Subvention rationalisée en Occident     

Une étude de « Reuters Institute for the Study of Journalism » de l’Université d’Oxford, publié en 2011, a mis en parallèle les systèmes d’aide public aux medias (audiovisuels, radio et presse inclus) en France, en Grande Bretagne, en Allemagne, en Italie, en Finlande et aux Etats-Unis. Cette étude démontre que le régime des aides publiques aux médias, dans ces six pays, n’a pas évolué, depuis plusieurs décennies. Mais l’Etat offre, d’une manière ou d’une autre, une enveloppe destinée à aider la presse. Dans ces pays, il y a trois grandes catégories de mécanismes d’aides aux medias : il y a le modèle « double », en Finlande, en Allemagne, et au Royaume Uni où la redevance audiovisuelle en faveur des medias publics s’accompagne d’importantes aides indirectes en faveur des medias privés (grâce aux taux de TVA réduits ou nuls). Ce modèle fait du système d’aide aux medias finlandais, le plus généreux par habitant.  Le deuxième modèle dit « mixte », de la France et de l’Italie, combine un niveau moyen de redevance en faveur des medias publics et une combinaison d’aides directes et indirectes aux medias écrits. L’Italie et la France n’arrivent qu’en 4ème et 5ème position du classement du montant des subventions aux medias par habitant.  Le dernier modèle « a minima », pour les Etats-Unis d’Amérique, avec des faibles aides, tant en faveur des médias publics que privés. Ce qui correspond aussi au plus faible niveau d’aide aux médias par habitant des six pays concernés, par cette étude. Selon le rapport, le montant des aides aux medias français s’élève à 4, 26 milliards d’euros en 2008, contre 7, 79 milliards en Allemagne ; 4, 93 milliards au Royaume Uni ; 2, 58 milliards en Italie ; 1,58 milliard aux Etats Unis et 694,5 millions en Finlande.Par habitant, le montant des aides varie de 5.20 euros par habitant aux Etats Unis, contre 130, 6 euros par habitant en Finlande, avec une situation intermédiaire en France avec 68, 5 euros par an.

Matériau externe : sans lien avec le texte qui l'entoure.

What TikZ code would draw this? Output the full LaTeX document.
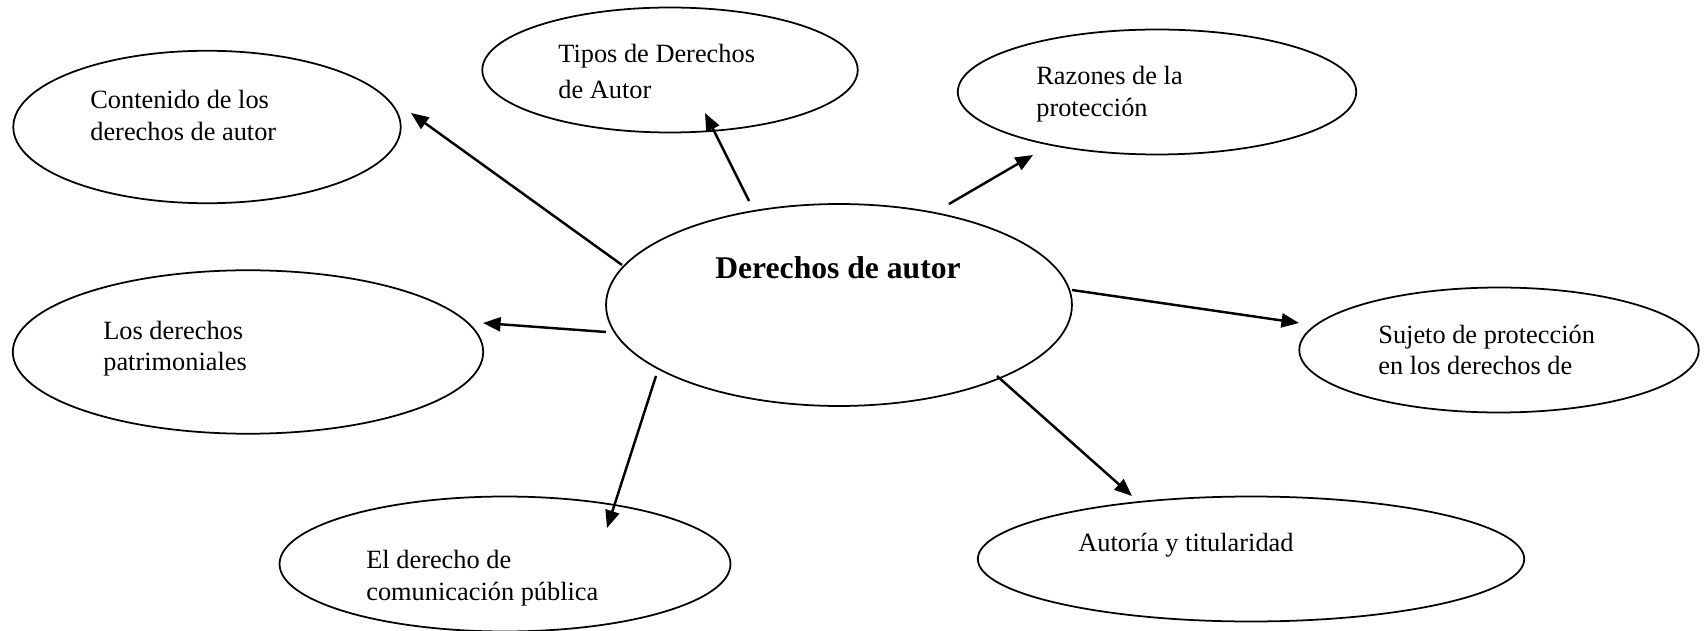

Interpellation des pouvoirs publics 

En RDC, l’UNPC a même pris l’initiative de demander au gouvernement de ressusciter l’industrie du papier, de revoir à la baisse le nombre de taxes et redevances audiovisuelles imposées aux médias. Déjà en 2012, les responsables des médias audiovisuels avaient déploré « le montant exorbitant » qu’ils payent pour la redevance, soit 24 mille dollars, par an. Le président de l’UNPC, Kasonga Tshilunde avait souhaité que pour améliorer les conditions de vie du journaliste congolais, « il faut commencer par viabiliser économiquement les organes de presse. » Il a appelé également les pouvoirs publics à respecter scrupuleusement les prescrits de la loi sur la presse qui « donne des avantages et les aides directes et indirectes à la presse » et l’accord de Florence signé en 1950 et ratifié par la RDC.

INFO BOX

  • La RDC comprenait, avant la mesure de suspension, plus de six cents stations de radio, une soixantaine de chaines de télévision et des centaines de journaux.
  • L’accord de Florence et le protocole de Nairobi visent à réduire les obstacles en matière de tarifs, de taxes, de devises et d’échanges pour des organisations ou des individus qui veulent obtenir des objets à caractère éducatif, scientifique et culturel.